30 April, 2015

Xenophobia, Immigration and Pan-Africanism

by Shamiso Marange

The ongoing xenophobic attacks by South Africans against African immigrants should be a wake-up call for Africans leaders. There is of course, no justification whatsoever for the hooliganism, violence and inhumane attacks being perpetrated against the foreigners in South Africa. Especially in this day and age in which open discourse, petitions and peaceful protests are among the instruments at the disposal of the citizens in a ‘democratic’ state like South Africa in expressing their plight and whatever displeasure they may feel at the influx of foreigners in their country.

The images of necklacing and stoning of foreigners to death that is being displayed by the South Africans are very disturbing and inexcusable. Furthermore, the manner in which the South African government is responding to the matter and their inability to put together long-term solutions that stop these attacks on foreigners is very worrisome.

Photo: UNHCR/Linh Dang

On one hand, the statements made by the Zulu King Goodwill Zwelithini that foreigners must leave because they are taking South African jobs, are politically incorrect and are a source for heightened nationalistic sentiment that instigates attacks on foreigners, but even so his words should not be taken lightly. Whether people care to admit it or not many South Africans, particularly those in the low-income earning bracket, feel this way. Actually, it is arguable that these nationalistic attitudes could be the probable reason why the South African leadership is being lethargic in offering condemnations of the violence.

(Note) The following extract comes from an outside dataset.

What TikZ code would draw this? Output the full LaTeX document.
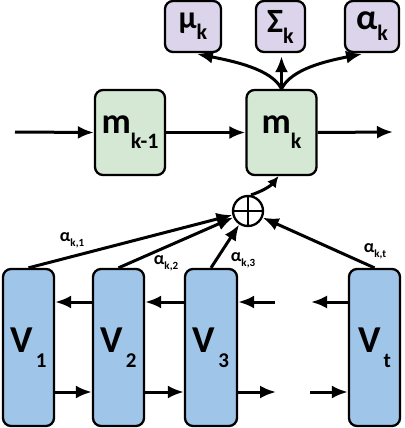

On the other hand, the stance that is being taken by African leaders in relation to the xenophobic attacks is equally as irking as the Zulu King’s speech. President Lungu of Zambia and Prime Minister Hailemariam Desalegn of Ethiopia, to mention a few, are insisting that South Africa should accommodate African immigrants because the continent made sacrifices for the country during the apartheid era. Other African leaders are threatening to cut off South African electricity supplies and boycott their goods and products.

This arm-twisting approach, that the Africans want to adopt is counter-productive and is not a solution to the immigration problem in South Africa. The Organisation of African Unity, now the African Union, was founded on the basis that all African countries should unite toward their common enemy – colonialism and racism alongside ensuring that Africans felt at home in any nation they set foot in on the continent. After all, the African states are demarcated by artificial boarders.

However, by assisting South Africans during the apartheid era, it illustrates that Africans adopted and understood the pan-Africanist ideology, that they should unite, defend and lift each other up. The African leaders of the 1960s through to the 1980s, in spite of their own hardships, were willing to assist the freedom fighters, politicians, academics, musicians or artists that were in exile because that was the right thing to do.

Now for African leaders to take and use this argument as an excuse to impose their nationals on South Africans is illogical, and shows that they are adhering to the perpetual victim mentality which is in stark opposition to the pan-Africanist concept. South Africa is not dealing with several hundred African immigrants, instead they are giving sanctuary to millions of them.

African leaders need to be addressing the underlying causes that are making their nationals economic and political refugees and unwanted entities in other people’s countries. Immigrants from Africa are fleeing the undemocratic systems, the lack of good governance, the poverty and corruption in their own countries. They are seeking greener pastures, which in itself is not a wrong, but what economic value are they bringing to which ever nation they are settling in? What good are the immigrants if they are leeching off a poorly implemented immigration system and denying the South Africans opportunities within their own countries.

What many people seem to forget is that the only African and most contested member state of the BRICS is still a developing country. The South African government has its own socio-economic problems that they need to address, that include providing its citizens with decent housing and sanitation, quality education and health care and ensuring that the 24 percent of its population that is unemployed (according to the national census of 2011), is given preference in income-generating projects that can take them out of poverty. It is not the South African government’s duty to save the citizens from other African nations.

Xenophobic attacks on African immigrants are taking place not only in South Africa, but in Greece, in Israel and other isolated incidences in Europe have occurred although not on a grand scale. All these attacks are a wake-up call for Africans to get their houses in order. They should have some dignity and take responsibility and address the political and socio-economic situations of their people within their own countries. They should offer their citizens peaceful and safe environments to prosper and pursue their own happiness. If Africans could be seen as holiday-makers, academics and business people and not a liability, then they would be more than welcome to any nation they chose to go to.

Of course the argument is more complex than this, it is true that South Africans must stop the xenophobic attacks because their acts are barbaric and tarnish the image of a very beautiful country. But then again if African leaders made a more fervent effort to turn around their citizens' economic situations, reducing the need for their people to emigrate in search of greener pastures, then xenophobic attacks on African immigrants could become a thing of the past.